Ricotta Gnocchi With Mushrooms and Spinach 7 Steps
Prep the water: Bring a large stockpot of liberally-salted water to a boil over high heat.
Drain the ricotta: While your water is coming to a boil, place 3-4 paper towels on a large plate and spread the ricotta on the paper towels in an even layer. Place another layer of 3-4 paper towels on top of the ricotta. Then press down gently to let the excess moisture soak into the paper towels, trying to soak up as much of the excess liquid as possible. Transfer the ricotta to a large mixing bowl. If ricotta sticks to the paper towels, just use a rubber spatula to scrape it off. The drained ricotta should now weigh roughly 12 ounces.
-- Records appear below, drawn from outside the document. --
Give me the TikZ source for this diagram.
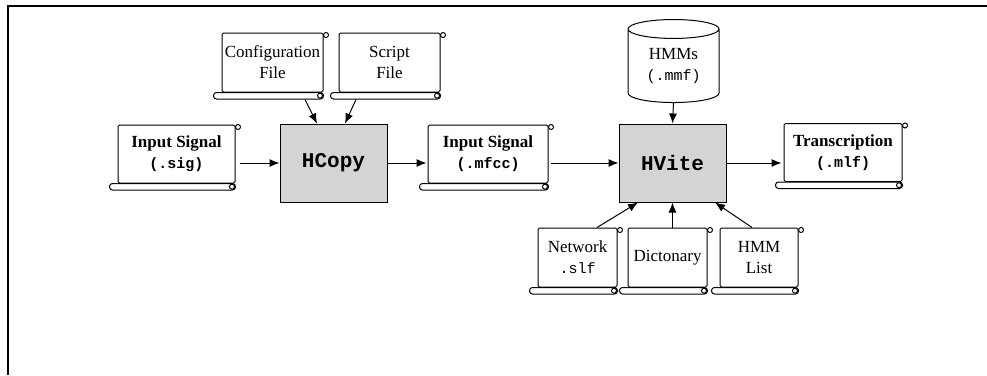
\documentclass[tikz,border=0pt]{standalone}
\usepackage{fontspec}
\setmainfont{Liberation Serif}
\setmonofont{Liberation Mono}
\usepackage{tikz}
\usetikzlibrary{arrows.meta}
\usetikzlibrary{shapes.geometric}
\definecolor{toolgray}{gray}{.83}
\newcommand{\ext}[1]{{\fontsize{15}{21}\selectfont\ttfamily #1}}
\newcommand{\extb}[1]{{\fontsize{15}{21}\selectfont\ttfamily\bfseries #1}}
\tikzset{
    common/.style={draw, line width=1pt, align=center, inner sep=0pt},
    scroll/.style={common, rounded corners=1.5pt, minimum height=58pt, font=\fontsize{17}{21}\selectfont},
    tool/.style={common, fill=toolgray, minimum width=107pt, minimum height=78pt, font=\fontsize{21}{25}\selectfont\ttfamily\bfseries},
    store/.style={common, cylinder, shape border rotate=90, aspect=0.35, minimum width=91pt, minimum height=83pt, font=\fontsize{17}{21}\selectfont},
    flow/.style={-{Latex[length=10pt, width=8pt]}, line width=1pt},
    frame/.style={line width=2.5pt}
}

\begin{document}
\begin{tikzpicture}[x=1pt, y=-1pt]
    \useasboundingbox (0,0) rectangle (987,375);
    \draw[frame] (8,375) -- (8,6) -- (987,6);

    % files and tools
    \node[scroll, minimum width=117pt] (sig) at (176.5,154) {\textbf{Input Signal}\\\extb{(.sig)}};
    \node[scroll, minimum width=101pt, minimum height=59pt] (cfg) at (272.5,62.5) {Configuration\\File};
    \node[scroll, minimum width=101pt, minimum height=59pt] (scr) at (389.5,62.5) {Script\\File};
    \node[tool] (hcopy) at (333.5,163) {HCopy};
    \node[scroll, minimum width=120pt] (mfcc) at (488,154) {\textbf{Input Signal}\\\extb{(.mfcc)}};
    \node[tool] (hvite) at (672.5,163) {HVite};
    \node[store] (hmms) at (673.5,66) {HMMs\\\ext{(.mmf)}};
    \node[scroll, minimum width=118pt] (mlf) at (843,152.5) {\textbf{Transcription}\\\extb{(.mlf)}};
    \node[scroll, minimum width=79pt, minimum height=59pt] (net) at (577.5,257.5) {Network\\\ext{.slf}};
    \node[scroll, minimum width=79pt, minimum height=59pt] (dict) at (667.5,257.5) {Dictonary};
    \node[scroll, minimum width=78pt, minimum height=59pt] (hlist) at (759,257.5) {HMM\\List};

    % scroll ends
    \foreach \n in {sig, cfg, scr, mfcc, mlf, net, dict, hlist} {
        \draw[line width=1pt] ([xshift=2.5pt, yshift=-2.5pt]\n.north east) circle (2.5pt);
        \draw[line width=1pt, fill=white, rounded corners=3pt]
            ([xshift=-8pt]\n.south west) rectangle ([yshift=-6.5pt]\n.south east);
        \draw[line width=1pt] ([xshift=-3.5pt, yshift=-3.2pt]\n.south east) circle (2.5pt);
    }

    \path[flow]
      (sig.east |- hcopy.west) edge[shorten <=4pt] (hcopy.west)
      (hcopy.east) edge[shorten >=1pt] (mfcc.west |- hcopy.east)
      (mfcc.east |- hvite.west) edge[shorten <=2pt] (hvite.west)
      (hvite.east) edge[shorten >=2pt] (mlf.west |- hvite.east)
      ([xshift=32.5pt, yshift=-7pt]cfg.south) edge ([xshift=-16.5pt]hcopy.north)
      ([xshift=-33.5pt, yshift=-7pt]scr.south) edge ([xshift=11.5pt]hcopy.north)
      (hmms.south) edge (hvite.north)
      ([xshift=19.5pt]net.north) edge ([xshift=-34.5pt]hvite.south)
      (hvite.south |- dict.north) edge (hvite.south)
      ([xshift=-7pt]hlist.north) edge ([xshift=42.5pt]hvite.south);
\end{tikzpicture}
\end{document}
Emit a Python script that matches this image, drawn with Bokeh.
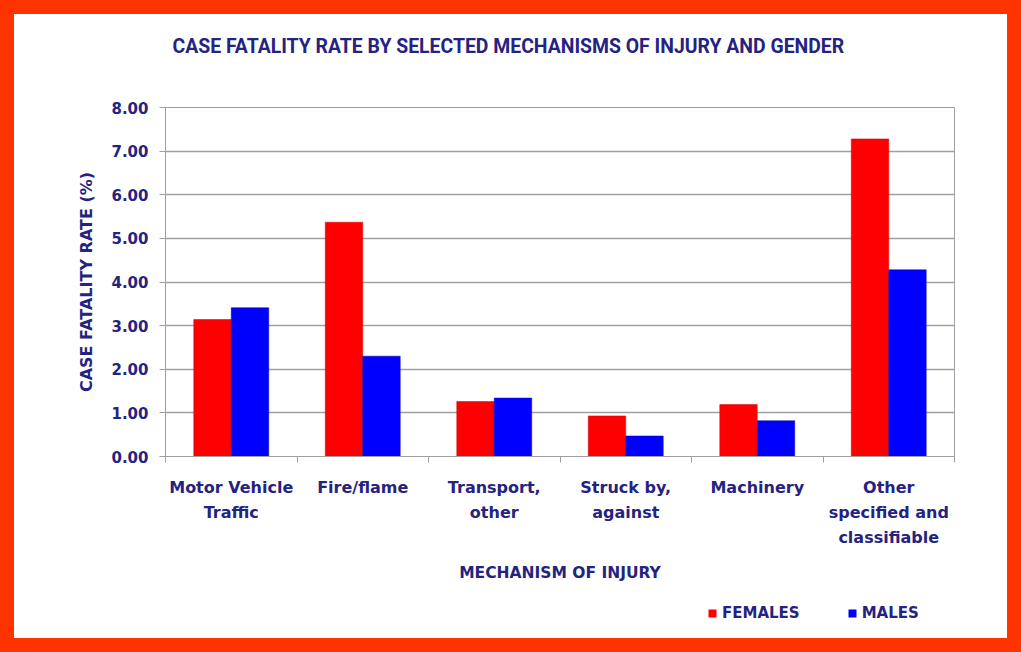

Mix dough ingredients: Add the egg yolks to the ricotta and stir briefly to combine. Add in the flour, Parmesan, salt and pepper, and stir until evenly combined. Avoid over-mixing. The dough will be a bit moist and maybe a bit sticky, but it should bind together. If it feels too wet, just add in another few tablespoons of flour.
Roll out and cut the dough. Shape the dough into a round disk with your hands, then transfer it to a lightly-floured cutting board and sprinkle the dough lightly with flour. Using a knife or a bench scraper, cut the dough into eight even pie wedges. Using your hands, gently roll out each wedge out into an even log, approximately 3/4-inch wide. Cut each log into individual bite-sized little gnocchi squares. Lightly dust the gnocchi with flour once more and give them a quick toss so that they are all lightly coated with flour (this will help prevent them from sticking together).
Boil the gnocchi: Carefully transfer the gnocchi to the boiling water to cook. Once they float -- usually after 30 seconds or so -- drain the gnocchi.
To Serve: Sautée mushrooms in butter until caramelized (roughly 10 minutes or more). Add gnocchi and sautée until golden crust begins to form on gnocchi. Add spinach, cover and let steam.
Uncover, season with more salt and pepper to taste and serve.